I have a question about the policy gradient update in the deep deterministic policy gradient algorithm. I am implementing the DDPG algorithm in Java using the DeepLearning4J library.
In the algorithm the following update is used:
$$\nabla_{\theta^{\mu}}J \approx \frac{1}{N}\sum_i\nabla_aQ(s, a | \theta^Q)|_{s=s_i,a=\mu(s_i)}\nabla_{\theta^{\mu}}\mu(s|\theta^{\mu})|_{s_i}$$
Can this be rewritten to:
$$\nabla_{\theta^{\mu}}J \approx \frac{1}{N}\nabla_{\theta^{\mu}}\left(\sum_i\nabla_aQ(s, a | \theta^Q)|_{s=s_i,a=\mu(s_i)}\mu(s|\theta^{\mu})|_{s_i}\right)$$
I then want to this in the following way. Use $\nabla_aQ(s, a | \theta^Q)|_{s=s_i,a=\mu(s_i)}$ as error term for the back propagation algorithm. $\mu$ does not have a loss function, so the calculation of $\delta$ for the last layer is just:
$$\delta^{(n)} = f'(z^{(n)}),$$ with $n$ the final layer.

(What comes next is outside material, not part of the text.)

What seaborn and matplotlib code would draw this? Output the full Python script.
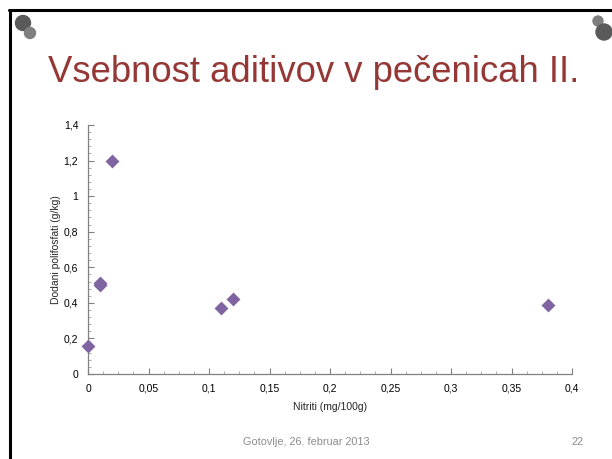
import matplotlib
matplotlib.use("Agg")
import matplotlib.pyplot as plt
import seaborn as sns
import pandas as pd
from matplotlib.patches import Ellipse
from matplotlib.lines import Line2D
from matplotlib.ticker import MultipleLocator, FuncFormatter

# Data
nitriti = [0.0, 0.01, 0.01, 0.02, 0.11, 0.12, 0.38]
polifosfati = [0.16, 0.50, 0.51, 1.20, 0.37, 0.42, 0.39]
x_ticks = [0, 0.05, 0.1, 0.15, 0.2, 0.25, 0.3, 0.35, 0.4]
y_ticks = [0, 0.2, 0.4, 0.6, 0.8, 1.0, 1.2, 1.4]

title = "Vsebnost aditivov v pečenicah II."
x_label = "Nitriti (mg/100g)"
y_label = "Dodani polifosfati (g/kg)"
footer = "Gotovlje, 26. februar 2013"
page = "22"

sns.set_theme(style="white")
plt.rcParams["font.family"] = ["Liberation Sans", "DejaVu Sans"]

df = pd.DataFrame({"x": nitriti, "y": polifosfati})

W, H = 612, 459
fig = plt.figure(figsize=(W / 100, H / 100), dpi=100)
fig.patch.set_facecolor("white")

# Slide frame (left and top lines)
fig.add_artist(Line2D([10 / W, 10 / W], [0, 1 - 10 / H], color="black", lw=2.2,
                      transform=fig.transFigure))
fig.add_artist(Line2D([9 / W, 1], [1 - 10 / H, 1 - 10 / H], color="black", lw=2.2,
                      transform=fig.transFigure))

# Decorative circles
def ell(cx, cy, r, color):
    fig.add_artist(Ellipse((cx / W, 1 - cy / H), 2 * r / W, 2 * r / H, color=color,
                           transform=fig.transFigure, zorder=5))

ell(23, 23, 7.5, "#5a5a5a")
ell(30, 33, 5.5, "#7f7f7f")
ell(598, 21, 5, "#7f7f7f")
ell(604, 32, 8, "#5a5a5a")

# Title
fig.text(48 / W, 1 - 82 / H, title, color="#953735", fontsize=26.3,
         ha="left", va="baseline")

# Axes
ax = fig.add_axes([88 / W, 1 - 374 / H, (572 - 88) / W, (374 - 125) / H])
sns.scatterplot(data=df, x="x", y="y", marker="D", s=50, color="#8064A2",
                edgecolor="#8064A2", linewidth=0, ax=ax, zorder=3, clip_on=False)

ax.set_xlim(0, 0.4)
ax.set_ylim(0, 1.4)
ax.set_xticks(x_ticks)
ax.set_yticks(y_ticks)
ax.xaxis.set_minor_locator(MultipleLocator(0.0125))
ax.yaxis.set_minor_locator(MultipleLocator(0.04))

def fmt(v, pos):
    s = f"{v:.2f}".rstrip("0").rstrip(".")
    return s.replace(".", ",")

ax.xaxis.set_major_formatter(FuncFormatter(fmt))
ax.yaxis.set_major_formatter(FuncFormatter(fmt))

ax.tick_params(which="major", direction="in", length=4, width=0.8, color="#808080",
               labelsize=7.5, labelcolor="black", bottom=True, left=True)
ax.tick_params(axis="y", which="major", pad=7)
ax.tick_params(axis="x", which="major", pad=7)
ax.tick_params(which="minor", direction="in", length=2, width=0.6, color="#a0a0a0",
               bottom=True, left=True)

for s in ["top", "right"]:
    ax.spines[s].set_visible(False)
for s in ["left", "bottom"]:
    ax.spines[s].set_color("#808080")
    ax.spines[s].set_linewidth(0.9)

ax.set_xlabel(x_label, fontsize=7.5, labelpad=6)
ax.set_ylabel(y_label, fontsize=7.5)
ax.yaxis.set_label_coords((61 - 88) / (572 - 88), 0.5)
ax.grid(False)
ax.set_facecolor("none")

# Footer
fig.text(306 / W, 1 - 442 / H, footer, color="#8c8c8c", fontsize=7.8,
         ha="center", va="center")
fig.text(578 / W, 1 - 442 / H, page, color="#8c8c8c", fontsize=7.8,
         ha="center", va="center")

fig.savefig("out.png", dpi=100)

The backpropGradient function in the DeepLearning4J library takes $\epsilon$ as input which is multiplied with $f'(z^{(n)})$. So if $\epsilon$ is replaced with $\nabla_aQ(s, a | \theta^Q)|_{s=s_i,a=\mu(s_i)}$ it should give me the correct gradient right?
$$\delta^{(n)} = \nabla_aQ(s, a | \theta^Q)|_{s=s_i,a=\mu(s_i)}f'(z^{(n)}),$$ with $n$ the final layer.
And then use this term to compute the rest of the back propagation algorithm.